ちなみに、私が一番冷や汗をかいた出来事は、アメリカ本社の日本法人に勤めていた時の出来事です。アメリカ本社のCEOが来日したので、取材を3媒体と設定しました。日本法人の本社が少し不便な所在地だったため、記者の皆さんに都合良いよう、取材会場を大手町のホテルに設定したのですが、記者が時間を過ぎても一向に現れません。電話を何度入れても通じなくて・・・やっとつながった時には、その記者は取材場所を日本法人の本社だと勘違いしており、そちらに向かっていたということで、本社CEOはすっぽかしを食らってしまったのでした。CEOにひたすら謝り、良き良き、と許していただいたのですが、今思い出しても冷や汗が流れる出来事です。
クリエイティブな人
広報の仕事においては、クリエイティビティ(創造性)が求められる状況が多々あります。例えば、新製品イベントの企画や、社内向けのイベントの企画などがあげられます。新製品のイベントであれば、記者がたくさん集まってくださり、注目を集め、多数の記事化を達成するためには、どういうイベントをやったらいいのか、ということを考える必要があり、そこにクリエイティビティは不可欠な要素になります。ですから、対コンスーマ(消費者)相手のビジネスであれば、タレントや女優を新製品イベントに呼んだりして、多くの記者を集め、記事の露出を図るわけですね。また、イベントでなく、プレスリリースを書く場合でも、クリエイティビティを発揮して、記者が読んでくださるような、目に留まる、面白いプレスリリースを工夫して書く必要があります。

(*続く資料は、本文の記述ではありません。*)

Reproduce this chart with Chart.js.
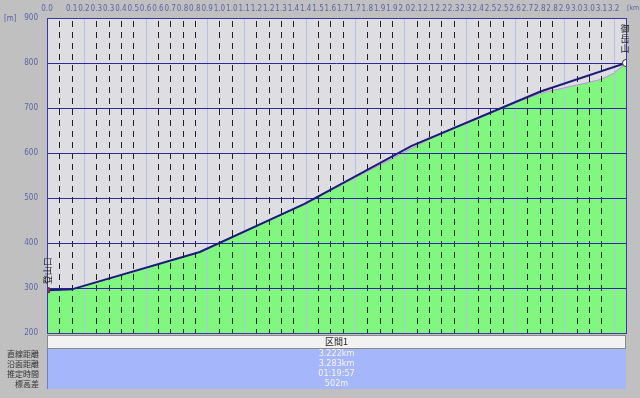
<!DOCTYPE html>
<html><head><meta charset="utf-8">
<script src="https://cdn.jsdelivr.net/npm/chart.js@4.4.1/dist/chart.umd.min.js"></script>
<style>
html,body{margin:0;padding:0;background:#c0c0c0;}
#wrap{width:640px;height:398px;position:relative;}
</style></head>
<body><div id="wrap"><canvas id="c" width="640" height="398"></canvas></div>
<script>
// ---- data ----
const xTickLabels = ["0.0","","0.1","0.2","0.3","0.3","0.4","0.5","0.6","0.6","0.7","0.8","0.8","0.9","1.0","1.0","1.1","1.2","1.2","1.3","1.4","1.4","1.5","1.6","1.7","1.7","1.8","1.9","1.9","2.0","2.1","2.1","2.2","2.3","2.3","2.4","2.5","2.5","2.6","2.7","2.8","2.8","2.9","3.0","3.0","3.1","3.2",""];
const terrainElev = [293,295,296,304,312,320,328,336,344,352,360,368,376,387,399,412,424,437,449,462,475,487,501,516,531,545,559,573,587,602,616,630,642,654,665,676,688,700,711,722,732,739,745,751,757,764,777,800];
const routeIdx = [0,2,12.4,20.9,29.6,40,47];
const routeElev = [295,297,380,487,616,736,800];
const lightGridIdx = [3,8,13,16,21,25,29,34,38,42,46];
const tableHeader = "区間1";
const tableLabels = ["直線距離","沿面距離","推定時間","標高差"];
const tableValues = ["3.222km","3.283km","01:19:57","502m"];
const startLabel = "登山口";
const endLabel = "御岳山";

const terrainPts = terrainElev.map((v,i)=>({x:i,y:v}));
const routePts = routeIdx.map((x,i)=>({x:x,y:routeElev[i]}));
const FONT = "'Liberation Sans Narrow','DejaVu Sans Condensed','Liberation Sans',sans-serif";

const gridPlugin = {
  id:'gridOver',
  beforeDraw(chart){
    const {ctx, chartArea:a} = chart;
    ctx.save();
    ctx.fillStyle = '#dedee2';
    ctx.fillRect(a.left, a.top, a.right-a.left, a.bottom-a.top);
    ctx.restore();
  },
  afterDatasetDraw(chart, args){
    if(args.index !== 0) return;
    const {ctx, chartArea:a, scales} = chart;
    const xs = scales.x, ys = scales.y;
    ctx.save();
    ctx.beginPath(); ctx.rect(a.left,a.top,a.right-a.left,a.bottom-a.top); ctx.clip();
    for(let i=1;i<xTickLabels.length-1;i++){
      const x = Math.round(xs.getPixelForValue(i))+0.5;
      ctx.beginPath();
      if(lightGridIdx.includes(i)){ ctx.setLineDash([]); ctx.strokeStyle='#b8c0ea'; }
      else { ctx.setLineDash([6,5]); ctx.lineDashOffset=-3; ctx.strokeStyle='#202020'; }
      ctx.lineWidth=1;
      ctx.moveTo(x,a.top); ctx.lineTo(x,a.bottom); ctx.stroke();
    }
    ctx.setLineDash([]);
    ctx.strokeStyle='#2a2aa0';
    ys.ticks.forEach(t=>{
      const y = Math.round(ys.getPixelForValue(t.value))+0.5;
      ctx.beginPath(); ctx.moveTo(a.left,y); ctx.lineTo(a.right,y); ctx.stroke();
    });
    ctx.restore();
  },
  afterDraw(chart){
    const {ctx, chartArea:a, scales} = chart;
    const xs = scales.x, ys = scales.y;
    ctx.save();
    ctx.strokeStyle='#3838a8'; ctx.lineWidth=1;
    ctx.strokeRect(Math.round(a.left)+0.5, Math.round(a.top)+0.5, Math.round(a.right-a.left), Math.round(a.bottom-a.top));
    ctx.fillStyle='#5a64a8'; ctx.font='8px '+FONT; ctx.textBaseline='middle';
    ctx.textAlign='left'; ctx.fillText('[m]',4,19);
    ctx.font='7px '+FONT;
    ctx.fillText('[km]',a.right+1,8);
    ctx.fillStyle='#202020'; ctx.font='9px "Noto Sans CJK JP",sans-serif';
    const sx = xs.getPixelForValue(routeIdx[0]), sy = ys.getPixelForValue(routeElev[0]);
    ctx.save(); ctx.translate(sx+1, sy-6); ctx.rotate(-Math.PI/2); ctx.textAlign='left'; ctx.fillText(startLabel,0,0); ctx.restore();
    const ex = xs.getPixelForValue(routeIdx[routeIdx.length-1]), ey = ys.getPixelForValue(routeElev[routeElev.length-1]);
    ctx.textAlign='center';
    Array.from(endLabel).forEach((ch,k)=>{ ctx.fillText(ch, ex-1, ey-34+k*10); });
    const L = Math.round(a.left), R = Math.round(a.right);
    const top = Math.round(a.bottom)+2;
    ctx.fillStyle='#f2f2f2'; ctx.fillRect(L, top, R-L, 13);
    ctx.strokeStyle='#8a8a8a'; ctx.strokeRect(L+0.5, top+0.5, R-L-1, 13);
    ctx.fillStyle='#a6b6fa'; ctx.fillRect(L, top+14, R-L, 40);
    ctx.strokeStyle='#7080c0'; ctx.beginPath(); ctx.moveTo(L+0.5, top+14); ctx.lineTo(L+0.5, top+54); ctx.stroke();
    ctx.font='9px "Noto Sans CJK JP",sans-serif'; ctx.textAlign='center'; ctx.fillStyle='#202020';
    ctx.fillText(tableHeader, (L+R)/2, top+7);
    tableLabels.forEach((t,k)=>{
      const y = top+19+k*10;
      ctx.font='8px "Noto Sans CJK JP",sans-serif';
      ctx.textAlign='right'; ctx.fillStyle='#303030'; ctx.fillText(t, L-8, y);
      ctx.font='9px '+FONT;
      ctx.textAlign='center'; ctx.fillStyle='#f6f6f6'; ctx.fillText(tableValues[k], (L+R)/2, y);
    });
    ctx.restore();
  }
};

new Chart(document.getElementById('c'), {
  type:'line',
  data:{datasets:[
    {label:'terrain', data:terrainPts, fill:'start', backgroundColor:'#80f880', borderColor:'#c488e0', borderWidth:1, pointRadius:0, tension:0, order:1},
    {label:'route', data:routePts, fill:false, borderColor:'#1c1c78', borderWidth:2, tension:0, order:0,
      pointRadius: routeIdx.map((v,i)=> (i===0||i===routeIdx.length-1)?3.5:0),
      pointStyle: routeIdx.map((v,i)=> i===0?'rect':'circle'),
      pointBackgroundColor: routeIdx.map((v,i)=> i===0?'#c83232':'#ffffff'),
      pointBorderColor: routeIdx.map((v,i)=> i===0?'#603030':'#303030'),
      pointBorderWidth:1}
  ]},
  options:{
    responsive:false, animation:false,
    layout:{padding:{left:0,right:14,top:0,bottom:65}},
    plugins:{legend:{display:false}, tooltip:{enabled:false}},
    scales:{
      x:{type:'linear', position:'top', min:0, max:xTickLabels.length-1,
        afterFit(s){ s.height=18; },
        grid:{display:false, drawTicks:false}, border:{display:false},
        ticks:{stepSize:1, autoSkip:false, maxRotation:0, padding:4, color:'#5a64a8',
          font:{size:8, family:FONT},
          callback:(v)=> xTickLabels[v] ?? ''}},
      y:{min:200, max:900,
        afterFit(s){ s.width=47; },
        grid:{display:false, drawTicks:false}, border:{display:false},
        ticks:{stepSize:100, padding:9, color:'#5a64a8', font:{size:8, family:FONT}}}
    }
  },
  plugins:[gridPlugin]
});
</script></body></html>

そのため、クリエイティビティ能力の優れた人は、広報に向いていると言えるでしょう。
広報に必要なスキルとは
では、広報を務めるためには、具体的にどのようなスキルが必要でしょうか?
ライティングスキル(書く能力)
プレスリリースやSNS運用において、文章力・校正力は必須と言えるでしょう。社内広報誌やイントラの記事も同様です。マスコミの皆さんはお忙しいうえに、毎日何百通というプレスリリースを受け取っています。マスコミの記者の皆さんや、社内の読者が、読んでいて面白いと思ってもらえるような文章や、パッと読んだら伝えたいことがしっかりと伝わる文章を書く力が非常に重要です。特に最近では、プレスリリースにおいても、社内の広報誌やイントラネットの記事においても、ストーリー性が求められることが多くなっています。
プレゼンスキル(人前での発表スキル)
広報職に関わらず営業などの職種でも求められるスキルですが、やはりプレゼン力は必須です。イベント企画書をPPTにまとめ、なぜそれが必要なのか、目的は何か、それによりどういう結果を達成するのか、そういった熱い思いを伝えながらマネジメントに上手にプレゼンしなければ企画は通りません。きれいにまとまったプレゼン資料も、説明する担当者にプレゼンテーションスキルがないと説得力も半減です。また、新製品の紹介も、広報担当者がメディアに対して説明する場合も多々あります。社内で社員を前にイベントの司会をすることもあります。プレゼンテーションスキルは、磨いておいて絶対に損はありません。
外国語能力
外資系企業での広報担当なら言うまでもないですが、日系企業においても、海外に向けて情報発信を行う場合もあります。海外のメディアから問い合わせが入ることもあるでしょうし、外国人記者による取材対応に立ち会う場合もあります。海外にビジネスを展開している企業であれば、積極的に外国語、特に英語力は、習得しておいて決して無駄になることはないでしょう。流麗な文章を外国語で書ける必要はありませんが、最低限の読み書き、受け答えができたほうが絶対にためになります!